## WHAT TO PRODUCE
Print, word for word, every line from the beginning of the listing up to and including the line with "const rightExtraName = 'viskozita". Pictures are to be excluded.

## SUPPLIED DATA

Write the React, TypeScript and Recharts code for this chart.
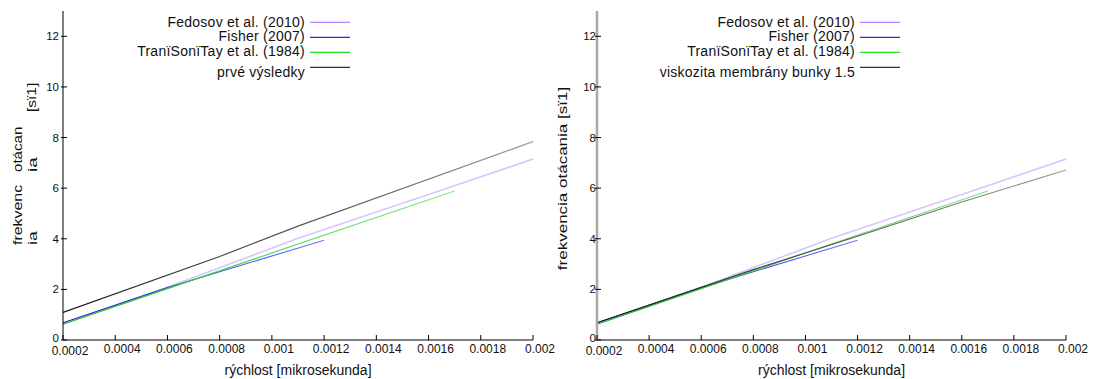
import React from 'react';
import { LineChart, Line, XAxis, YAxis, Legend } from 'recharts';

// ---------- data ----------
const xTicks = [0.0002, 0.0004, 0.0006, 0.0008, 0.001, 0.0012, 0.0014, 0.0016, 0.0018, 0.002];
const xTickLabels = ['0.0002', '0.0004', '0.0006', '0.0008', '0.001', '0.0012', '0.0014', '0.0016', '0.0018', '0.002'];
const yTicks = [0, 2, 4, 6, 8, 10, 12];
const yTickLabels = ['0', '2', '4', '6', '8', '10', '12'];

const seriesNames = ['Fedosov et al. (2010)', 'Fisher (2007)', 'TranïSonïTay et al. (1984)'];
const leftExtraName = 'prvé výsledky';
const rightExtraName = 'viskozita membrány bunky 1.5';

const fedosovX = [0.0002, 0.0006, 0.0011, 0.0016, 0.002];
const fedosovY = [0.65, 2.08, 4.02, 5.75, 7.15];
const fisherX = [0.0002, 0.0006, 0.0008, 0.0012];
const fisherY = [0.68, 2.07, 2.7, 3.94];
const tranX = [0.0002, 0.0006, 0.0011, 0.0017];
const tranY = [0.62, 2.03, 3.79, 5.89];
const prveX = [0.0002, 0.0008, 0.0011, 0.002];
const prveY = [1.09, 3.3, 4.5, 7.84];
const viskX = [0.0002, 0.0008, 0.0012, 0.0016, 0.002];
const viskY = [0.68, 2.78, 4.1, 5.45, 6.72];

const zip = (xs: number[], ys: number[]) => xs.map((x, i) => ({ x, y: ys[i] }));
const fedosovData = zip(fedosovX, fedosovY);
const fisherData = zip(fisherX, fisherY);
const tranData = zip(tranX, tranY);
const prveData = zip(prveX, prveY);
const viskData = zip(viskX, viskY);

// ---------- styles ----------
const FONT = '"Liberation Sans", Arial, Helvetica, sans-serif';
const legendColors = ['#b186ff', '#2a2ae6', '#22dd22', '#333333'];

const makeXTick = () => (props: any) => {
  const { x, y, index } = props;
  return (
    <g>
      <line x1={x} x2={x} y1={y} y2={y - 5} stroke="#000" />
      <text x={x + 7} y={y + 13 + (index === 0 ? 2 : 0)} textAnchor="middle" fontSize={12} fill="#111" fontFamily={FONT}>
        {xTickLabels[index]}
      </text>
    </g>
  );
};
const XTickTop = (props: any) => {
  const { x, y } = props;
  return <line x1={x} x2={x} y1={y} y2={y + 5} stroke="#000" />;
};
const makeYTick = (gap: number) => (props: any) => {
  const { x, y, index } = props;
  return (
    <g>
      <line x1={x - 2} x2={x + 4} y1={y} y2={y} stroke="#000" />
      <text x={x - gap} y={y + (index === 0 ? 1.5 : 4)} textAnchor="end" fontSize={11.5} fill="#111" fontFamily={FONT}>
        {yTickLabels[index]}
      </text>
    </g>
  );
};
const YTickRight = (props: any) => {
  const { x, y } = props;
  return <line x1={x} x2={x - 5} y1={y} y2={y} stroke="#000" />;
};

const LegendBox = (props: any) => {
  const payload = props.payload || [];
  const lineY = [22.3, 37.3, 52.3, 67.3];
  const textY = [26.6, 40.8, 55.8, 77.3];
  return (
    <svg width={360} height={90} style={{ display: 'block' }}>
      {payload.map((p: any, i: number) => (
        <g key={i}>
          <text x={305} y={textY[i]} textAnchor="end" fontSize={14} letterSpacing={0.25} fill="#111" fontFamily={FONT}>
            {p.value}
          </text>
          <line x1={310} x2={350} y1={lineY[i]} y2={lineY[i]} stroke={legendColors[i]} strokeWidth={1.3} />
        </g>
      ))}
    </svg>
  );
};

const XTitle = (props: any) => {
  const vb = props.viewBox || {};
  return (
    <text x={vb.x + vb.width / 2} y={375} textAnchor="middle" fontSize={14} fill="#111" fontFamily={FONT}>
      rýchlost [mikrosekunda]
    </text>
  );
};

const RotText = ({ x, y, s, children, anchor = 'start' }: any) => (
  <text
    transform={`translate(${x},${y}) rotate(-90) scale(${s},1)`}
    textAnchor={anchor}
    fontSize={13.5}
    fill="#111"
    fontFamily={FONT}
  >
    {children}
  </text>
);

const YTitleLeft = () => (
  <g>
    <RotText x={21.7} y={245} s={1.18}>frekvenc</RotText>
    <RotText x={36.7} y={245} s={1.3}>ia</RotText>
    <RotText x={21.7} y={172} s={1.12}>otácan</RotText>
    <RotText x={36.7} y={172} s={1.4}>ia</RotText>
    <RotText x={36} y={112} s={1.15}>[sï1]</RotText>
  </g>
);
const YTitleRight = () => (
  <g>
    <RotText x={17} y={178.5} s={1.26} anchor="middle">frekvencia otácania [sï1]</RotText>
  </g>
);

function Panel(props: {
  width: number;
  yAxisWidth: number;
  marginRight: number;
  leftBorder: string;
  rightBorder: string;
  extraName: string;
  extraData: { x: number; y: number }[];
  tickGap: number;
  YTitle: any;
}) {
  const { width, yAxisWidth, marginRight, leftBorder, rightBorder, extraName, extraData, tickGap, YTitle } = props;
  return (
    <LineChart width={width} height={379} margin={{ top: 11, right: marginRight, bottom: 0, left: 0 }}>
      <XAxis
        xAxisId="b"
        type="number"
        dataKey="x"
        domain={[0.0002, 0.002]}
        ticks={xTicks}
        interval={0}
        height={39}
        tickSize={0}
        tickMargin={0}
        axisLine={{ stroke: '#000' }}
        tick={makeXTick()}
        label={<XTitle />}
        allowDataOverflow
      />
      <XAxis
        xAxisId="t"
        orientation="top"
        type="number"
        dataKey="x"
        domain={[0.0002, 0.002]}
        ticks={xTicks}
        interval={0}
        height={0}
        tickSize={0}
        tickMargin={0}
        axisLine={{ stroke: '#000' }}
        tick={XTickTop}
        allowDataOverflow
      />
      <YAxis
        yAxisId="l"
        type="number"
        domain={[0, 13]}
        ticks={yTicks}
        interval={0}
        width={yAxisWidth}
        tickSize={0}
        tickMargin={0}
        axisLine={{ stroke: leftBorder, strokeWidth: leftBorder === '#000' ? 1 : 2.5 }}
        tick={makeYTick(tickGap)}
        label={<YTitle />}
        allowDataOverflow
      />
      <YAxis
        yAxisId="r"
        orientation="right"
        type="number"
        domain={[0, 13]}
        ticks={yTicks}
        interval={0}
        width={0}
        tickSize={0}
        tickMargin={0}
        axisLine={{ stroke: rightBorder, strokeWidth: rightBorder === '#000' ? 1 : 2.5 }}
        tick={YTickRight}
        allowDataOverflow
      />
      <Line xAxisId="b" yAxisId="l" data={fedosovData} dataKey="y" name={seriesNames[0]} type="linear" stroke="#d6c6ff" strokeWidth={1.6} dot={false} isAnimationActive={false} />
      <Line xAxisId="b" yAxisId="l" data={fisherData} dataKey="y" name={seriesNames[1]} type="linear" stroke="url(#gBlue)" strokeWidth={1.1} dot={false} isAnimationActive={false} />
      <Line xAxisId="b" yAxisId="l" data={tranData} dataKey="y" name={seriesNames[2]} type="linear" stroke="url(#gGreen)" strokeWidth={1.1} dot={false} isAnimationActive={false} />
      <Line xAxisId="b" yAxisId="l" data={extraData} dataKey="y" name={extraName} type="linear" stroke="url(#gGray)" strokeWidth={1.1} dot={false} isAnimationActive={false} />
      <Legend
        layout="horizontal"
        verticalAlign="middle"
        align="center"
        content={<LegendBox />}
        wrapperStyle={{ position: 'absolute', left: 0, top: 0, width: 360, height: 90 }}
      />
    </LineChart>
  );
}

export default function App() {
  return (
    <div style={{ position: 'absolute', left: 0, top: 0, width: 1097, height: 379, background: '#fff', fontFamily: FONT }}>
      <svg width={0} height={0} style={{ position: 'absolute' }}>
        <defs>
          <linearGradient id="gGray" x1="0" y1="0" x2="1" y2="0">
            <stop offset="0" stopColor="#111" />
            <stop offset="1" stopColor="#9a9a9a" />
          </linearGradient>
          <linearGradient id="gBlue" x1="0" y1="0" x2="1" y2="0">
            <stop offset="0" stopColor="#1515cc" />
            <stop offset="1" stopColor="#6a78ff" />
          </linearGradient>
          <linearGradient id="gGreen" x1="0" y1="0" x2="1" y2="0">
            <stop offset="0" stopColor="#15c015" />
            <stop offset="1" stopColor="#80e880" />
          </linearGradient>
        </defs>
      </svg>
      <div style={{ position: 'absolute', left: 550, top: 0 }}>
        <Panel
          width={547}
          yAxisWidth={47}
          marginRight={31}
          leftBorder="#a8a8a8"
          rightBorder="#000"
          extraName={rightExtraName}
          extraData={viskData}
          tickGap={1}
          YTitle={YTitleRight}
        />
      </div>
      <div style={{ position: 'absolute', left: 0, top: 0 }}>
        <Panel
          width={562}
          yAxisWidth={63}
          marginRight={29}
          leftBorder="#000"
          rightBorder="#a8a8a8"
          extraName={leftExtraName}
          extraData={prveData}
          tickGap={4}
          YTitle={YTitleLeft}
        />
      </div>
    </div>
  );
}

## RESULT FOR THIS EXERCISE
Write the React, TypeScript and Recharts code for this chart.
import React from 'react';
import { LineChart, Line, XAxis, YAxis, Legend } from 'recharts';

// ---------- data ----------
const xTicks = [0.0002, 0.0004, 0.0006, 0.0008, 0.001, 0.0012, 0.0014, 0.0016, 0.0018, 0.002];
const xTickLabels = ['0.0002', '0.0004', '0.0006', '0.0008', '0.001', '0.0012', '0.0014', '0.0016', '0.0018', '0.002'];
const yTicks = [0, 2, 4, 6, 8, 10, 12];
const yTickLabels = ['0', '2', '4', '6', '8', '10', '12'];

const seriesNames = ['Fedosov et al. (2010)', 'Fisher (2007)', 'TranïSonïTay et al. (1984)'];
const leftExtraName = 'prvé výsledky';
const rightExtraName = 'viskozita membrány bunky 1.5';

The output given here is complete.